Object Oriented State

It is very easy to lull ourselves into the the feeling that we are writing object oriented code, especially in languages like Java and C#, without giving much thought to what that really means. The idea behind object oriented programming is to combine behavior with state—or rather, encapsulate state within an object and expose behavior. Juxtapose this with procedural languages, like C, where state and behavior are separated. This "feeling" that we are writing object oriented code usually seems to stem from the idea that we are wrapping our code in classes.

Please, do not get me wrong, I am not bashing procedural code. In fact, I believe that procedural code, used correctly, can be easier to understand and reason through. In fact, it is used pretty heavily in object oriented programming to implement procedural pieces. That is probably why we tend to write so much procedural code, even in object oriented languages. Unfortunately, I think too many people currently view their work as object oriented programming if they are using classes. I think a distinction needs to be made because we should reason about our code more often. While I will save that argument for another post, what I will cover is a few examples of how we can make our code more object oriented, if that is our end goal.

Anemic

Without digging too much into domain driven design (DDD), command query responsibility segregation (CQRS), or other topics, I want to explore some code and compare the differences and consequences of the design. Let's start with a shopping cart that can hold products. We'll use a dictionary with the product as the key and the quantity as the value.

public class Product
{
    public decimal Price { get; set; }
}

public class ShoppingCart
{
    public Dictionary<Product, int> Items { get; set; }
}

If we stick to this (anemic) "object oriented" design and, say, try to sum the items in a shopping cart, we are going to need something like this (using LINQ to simplify the code):

public class ShoppingCartController : Controller
{
    ...
    public ActionResult GetCartSubTotal()
    {
        var cart = cartRepository.GetCartForUser();  // Use your imagination here.
        var total = cart.Items.Select(x => x.Key.Price * x.Value).Sum();
        return PartialView(total);
    }
}

Which doesn't seem too bad, I suppose. But now we need the sub total in another portion of the application. After a while, we have a few places where this code is repeated. So, we decide, simply, to refactor the code and expose a method that returns the subtotal.

A little better

public class ShoppingCart
{
    public Dictionary<Product, int> Items { get; set; }

    public decimal GetSubTotal()
    {
        return Items.Select(x => x.Key.Price * x.Value).Sum();
    }
}

It seems this is where most developers stop. There is more we can do, though, to clean up our design. If we are truly worried about encapsulation, why, oh why, can the rest of the world manipulate our dictionary of items? What happens if we decide to create a new class that holds a reference to a product and the current quantity, thus using a List instead? Now we have to go back through the application and clean it up. But, why do we even go through that in the first place?

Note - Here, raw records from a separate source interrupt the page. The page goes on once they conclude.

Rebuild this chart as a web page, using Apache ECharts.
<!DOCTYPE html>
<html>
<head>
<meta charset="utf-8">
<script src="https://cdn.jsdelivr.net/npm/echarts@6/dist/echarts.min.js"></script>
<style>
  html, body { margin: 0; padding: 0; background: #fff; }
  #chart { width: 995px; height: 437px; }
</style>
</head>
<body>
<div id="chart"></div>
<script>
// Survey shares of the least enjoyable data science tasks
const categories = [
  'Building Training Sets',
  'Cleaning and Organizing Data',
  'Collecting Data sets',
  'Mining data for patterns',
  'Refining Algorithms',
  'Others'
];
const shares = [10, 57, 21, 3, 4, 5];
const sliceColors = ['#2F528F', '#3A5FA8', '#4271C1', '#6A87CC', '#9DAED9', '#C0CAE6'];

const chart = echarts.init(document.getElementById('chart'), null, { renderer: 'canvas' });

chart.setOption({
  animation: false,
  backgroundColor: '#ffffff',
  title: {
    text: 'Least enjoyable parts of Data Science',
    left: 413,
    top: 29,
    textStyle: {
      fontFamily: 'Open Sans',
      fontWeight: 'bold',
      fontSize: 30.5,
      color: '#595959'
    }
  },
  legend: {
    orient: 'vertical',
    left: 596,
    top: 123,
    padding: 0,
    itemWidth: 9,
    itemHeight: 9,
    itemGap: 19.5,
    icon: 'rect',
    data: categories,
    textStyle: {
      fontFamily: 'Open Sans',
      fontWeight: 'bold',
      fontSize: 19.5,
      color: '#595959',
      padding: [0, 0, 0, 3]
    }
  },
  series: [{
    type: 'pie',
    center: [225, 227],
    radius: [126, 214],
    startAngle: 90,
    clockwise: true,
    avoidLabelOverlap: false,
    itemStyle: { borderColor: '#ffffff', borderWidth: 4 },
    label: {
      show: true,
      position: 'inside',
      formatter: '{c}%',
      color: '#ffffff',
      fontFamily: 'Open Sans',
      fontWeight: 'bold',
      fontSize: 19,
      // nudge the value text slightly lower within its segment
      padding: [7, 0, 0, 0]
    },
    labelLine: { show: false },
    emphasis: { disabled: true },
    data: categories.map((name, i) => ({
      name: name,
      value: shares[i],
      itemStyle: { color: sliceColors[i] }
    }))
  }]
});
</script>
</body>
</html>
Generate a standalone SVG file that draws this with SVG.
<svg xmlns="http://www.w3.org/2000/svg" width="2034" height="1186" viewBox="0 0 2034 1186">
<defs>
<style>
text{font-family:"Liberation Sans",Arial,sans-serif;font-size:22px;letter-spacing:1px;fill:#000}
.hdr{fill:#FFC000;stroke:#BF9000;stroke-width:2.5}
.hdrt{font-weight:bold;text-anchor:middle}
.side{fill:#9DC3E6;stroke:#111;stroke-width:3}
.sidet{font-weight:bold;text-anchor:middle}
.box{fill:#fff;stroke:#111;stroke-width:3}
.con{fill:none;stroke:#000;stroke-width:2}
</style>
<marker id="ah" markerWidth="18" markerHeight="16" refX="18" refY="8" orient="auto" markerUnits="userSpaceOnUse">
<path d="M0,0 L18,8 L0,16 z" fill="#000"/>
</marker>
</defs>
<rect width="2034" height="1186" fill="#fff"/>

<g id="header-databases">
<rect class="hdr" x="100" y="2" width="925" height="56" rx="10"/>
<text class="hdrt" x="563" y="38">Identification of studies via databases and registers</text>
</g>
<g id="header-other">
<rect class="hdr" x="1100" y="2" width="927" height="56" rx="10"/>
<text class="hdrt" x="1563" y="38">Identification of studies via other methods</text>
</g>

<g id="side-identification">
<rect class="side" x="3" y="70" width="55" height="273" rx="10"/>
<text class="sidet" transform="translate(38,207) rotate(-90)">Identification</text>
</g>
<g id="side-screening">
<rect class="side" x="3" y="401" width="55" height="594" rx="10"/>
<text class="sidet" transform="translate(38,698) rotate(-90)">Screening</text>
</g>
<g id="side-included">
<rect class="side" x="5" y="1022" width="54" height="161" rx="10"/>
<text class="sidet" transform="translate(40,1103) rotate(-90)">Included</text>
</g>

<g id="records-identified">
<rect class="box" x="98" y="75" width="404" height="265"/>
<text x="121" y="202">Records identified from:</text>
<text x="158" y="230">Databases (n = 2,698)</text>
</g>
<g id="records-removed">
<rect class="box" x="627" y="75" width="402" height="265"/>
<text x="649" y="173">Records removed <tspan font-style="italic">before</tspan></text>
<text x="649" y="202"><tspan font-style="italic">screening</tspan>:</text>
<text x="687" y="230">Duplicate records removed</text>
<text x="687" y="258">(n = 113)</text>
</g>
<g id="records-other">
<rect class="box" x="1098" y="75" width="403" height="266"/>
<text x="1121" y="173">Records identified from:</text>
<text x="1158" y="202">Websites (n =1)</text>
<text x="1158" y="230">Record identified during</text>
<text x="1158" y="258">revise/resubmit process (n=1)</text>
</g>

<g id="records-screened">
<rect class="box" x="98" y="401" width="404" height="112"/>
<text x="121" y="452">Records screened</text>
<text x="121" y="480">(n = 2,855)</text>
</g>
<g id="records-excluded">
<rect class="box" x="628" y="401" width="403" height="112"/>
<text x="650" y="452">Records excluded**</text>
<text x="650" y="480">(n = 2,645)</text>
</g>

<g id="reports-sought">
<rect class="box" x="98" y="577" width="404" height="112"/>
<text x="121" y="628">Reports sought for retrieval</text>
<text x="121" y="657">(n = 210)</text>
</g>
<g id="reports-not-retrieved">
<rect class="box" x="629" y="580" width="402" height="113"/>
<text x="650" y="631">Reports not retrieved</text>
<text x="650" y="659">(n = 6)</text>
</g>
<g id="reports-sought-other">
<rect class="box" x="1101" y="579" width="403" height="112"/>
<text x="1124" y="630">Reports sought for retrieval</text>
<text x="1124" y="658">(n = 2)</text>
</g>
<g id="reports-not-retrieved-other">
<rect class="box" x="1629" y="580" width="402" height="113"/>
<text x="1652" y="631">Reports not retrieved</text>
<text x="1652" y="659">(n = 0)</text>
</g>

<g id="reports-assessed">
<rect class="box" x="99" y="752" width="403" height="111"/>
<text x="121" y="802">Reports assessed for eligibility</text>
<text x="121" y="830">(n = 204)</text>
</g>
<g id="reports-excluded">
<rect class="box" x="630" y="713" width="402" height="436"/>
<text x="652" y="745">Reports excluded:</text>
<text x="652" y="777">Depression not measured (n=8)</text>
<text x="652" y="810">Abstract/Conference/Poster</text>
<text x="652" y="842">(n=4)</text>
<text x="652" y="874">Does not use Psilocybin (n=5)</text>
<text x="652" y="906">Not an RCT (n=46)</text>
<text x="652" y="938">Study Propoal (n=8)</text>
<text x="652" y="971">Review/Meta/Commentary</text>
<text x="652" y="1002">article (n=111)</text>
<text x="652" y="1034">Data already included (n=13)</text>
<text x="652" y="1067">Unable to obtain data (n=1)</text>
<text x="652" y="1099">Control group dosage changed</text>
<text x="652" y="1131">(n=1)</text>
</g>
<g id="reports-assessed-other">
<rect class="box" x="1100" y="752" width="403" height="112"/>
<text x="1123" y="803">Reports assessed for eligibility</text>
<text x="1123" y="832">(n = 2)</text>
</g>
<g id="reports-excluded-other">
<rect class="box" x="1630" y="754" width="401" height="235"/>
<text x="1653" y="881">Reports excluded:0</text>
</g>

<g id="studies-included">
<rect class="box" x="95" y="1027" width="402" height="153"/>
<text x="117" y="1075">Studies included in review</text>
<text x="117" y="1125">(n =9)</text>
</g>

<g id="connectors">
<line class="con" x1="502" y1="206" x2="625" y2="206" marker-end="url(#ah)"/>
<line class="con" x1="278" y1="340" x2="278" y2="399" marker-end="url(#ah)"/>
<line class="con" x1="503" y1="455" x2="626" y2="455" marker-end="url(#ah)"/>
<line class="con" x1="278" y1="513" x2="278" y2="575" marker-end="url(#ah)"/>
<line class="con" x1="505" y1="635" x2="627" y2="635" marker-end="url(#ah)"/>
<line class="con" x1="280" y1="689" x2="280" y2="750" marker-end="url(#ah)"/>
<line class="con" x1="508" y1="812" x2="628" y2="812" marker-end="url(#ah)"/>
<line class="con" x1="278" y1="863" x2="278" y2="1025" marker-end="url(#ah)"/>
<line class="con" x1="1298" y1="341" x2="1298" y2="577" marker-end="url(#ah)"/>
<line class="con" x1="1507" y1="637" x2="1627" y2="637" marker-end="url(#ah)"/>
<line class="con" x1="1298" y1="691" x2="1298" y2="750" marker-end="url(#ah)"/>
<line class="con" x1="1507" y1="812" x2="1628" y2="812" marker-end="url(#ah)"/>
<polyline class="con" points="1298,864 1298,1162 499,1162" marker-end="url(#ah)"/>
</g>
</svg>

What if, instead, we all agree that (unless absolutely necessary), we will not use public properties? We could transform our cart into something like:

public class ShoppingCart
{
    private readonly Dictionary<Product, int> _items = new Dictionary<Product, int>();

    public decimal GetSubTotal() { ... }
    public int AddProductToCart (Product product, int quantity) { ... }
    public void RemoveProductFromCart (Product product) { ... }
    public void RemoveProductFromCart (Product product, int quantity) { ... }
}

Thus, we have successfully pulled all of the algorithms to perform the different functions on a shopping cart into one place. We can very easily test this code, and we can refactor it without touching the rest of our application. This allows us to follow "tell, don't ask," where we tell our shopping cart to add an item instead of asking it for the underlying items so we can, via external code, add an item or update the quantity.

Exposure

But, I bet you're wondering, how is the rest of the world supposed to know about the items we have in this cart if we don't expose the collection of items? Good question! We can create a read only view model, or a snapshot, of the underlying data that is safe for the rest of the world to use.

public class CartEntry
{
    public string ProductName { get; private set; }
    public decimal Price { get; private set; }
    public int Quantity { get; private set; }

    public CartEntry(string productName, decimal price, int quantity)
    {
        ProductName = productName;
        Price = price;
        Quantity = quantity;
    }
}

public class CartView
{
    public IEnumerable<CartEntry> Items { get; private set; }
    public decimal SubTotal { get; private set; }

    public CartView (IEnumerable<CartEntry> items, decimal subTotal)
    {
        Items = items;
        SubTotal = subTotal;
    }
}

public class ShoppingCart
{
    private readonly Dictionary<Product, int> _items = new Dictionary<Product, int>();

    public CartView GetView()
    {
        var items = _items.Select(x => new CartEntry(x.Key.Name, x.Key.Price, x.Value)).ToList();
        return new CartView(items, GetSubTotal());
    }
}

It may seem like a lot more code, but when you see how much repeated logic and code you pull into one place, and how much more testable this is, it will be worth it. Of course, there are always exceptions and use cases when something like this doesn't make sense. Of course, when those use cases are found, it is usually because one has reasoned about their code and has a good reason not to put in the little bit of effort to truly follow an object oriented approach.